The pop singer fired off a $20 million lawsuit Monday against Us Weekly over a column in its Oct. 17 issue that said Spears and husband Kevin Federline feared “raunchy footage” of their bedroom exploits would be made public.
The “X-rated tape” does not exist, the lawsuit says.
Spears’ camp seems as offended by the “Hot Stuff” column’s reportage of a “racy” video as by its statement that the entertainer and her spouse were “acting goofy the whole time” they screened it for lawyers. The same article said those in on the legal confab–a confab the singer’s team denies took place–were torn between laughter and disgust upon viewing the footage.
“The article clearly exposes [Spears] to hatred, contempt, ridicule and obloquy,” the lawsuit says.
Spears maintains (a) there is no Pam-and-Tommy tape (b) there was no threatened leak (c) there was no viewing party for lawyers (d) “there was no laughter, disgust or goofy behavior while watching the video…because they did not watch any video…because there is no such video.”

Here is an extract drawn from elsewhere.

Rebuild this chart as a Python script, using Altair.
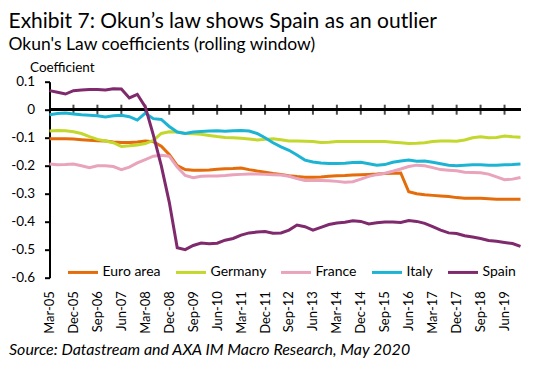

The lawsuit, putting a finer point on it, brands the Us article a “despicable work of fiction comprised of blatant lies from beginning to end.”
The magazine did not respond to requests for comment. On Tuesday, the Associated Press reported that the magazine was standing behind the story. The lawsuit notes that Us previously rejected Spears’ request for a retraction.
When it comes to celebrity literature, Spears, 24, is more of a People person than an Us devotee. While the former has devoted covers to Spears-sanctioned coverage of her wedding and the birth of her son, the latter has questioned the status, legal and otherwise, of her marriage to Federline.
In March, Spears penned an open letter to the “false tabloids,” defined, in her opinion, by Us Weekly, In Touch, Star “and other desperate magazines” (but presumably not People). “I’m really concerned about the people you hire to work at your companies,” she wrote on her Website. “I’d like them to ask themselves the question, ‘What am I lying to myself about?’ Is it that you are 50 pounds overweight?”
“Until you face what is going on in your life,” Spears concluded, “I guess you’ll remain a false tabloid.”
Of late, the “false tabloids” have been on a Spears-Federline divorce watch, moving Spears’ publicist last week to refute the coverage about divisions between the singer and the aspiring rapper with a statement claiming the two “are as normal as other couples. They fight and they make up.”
In a completely non-goofy manner, of course.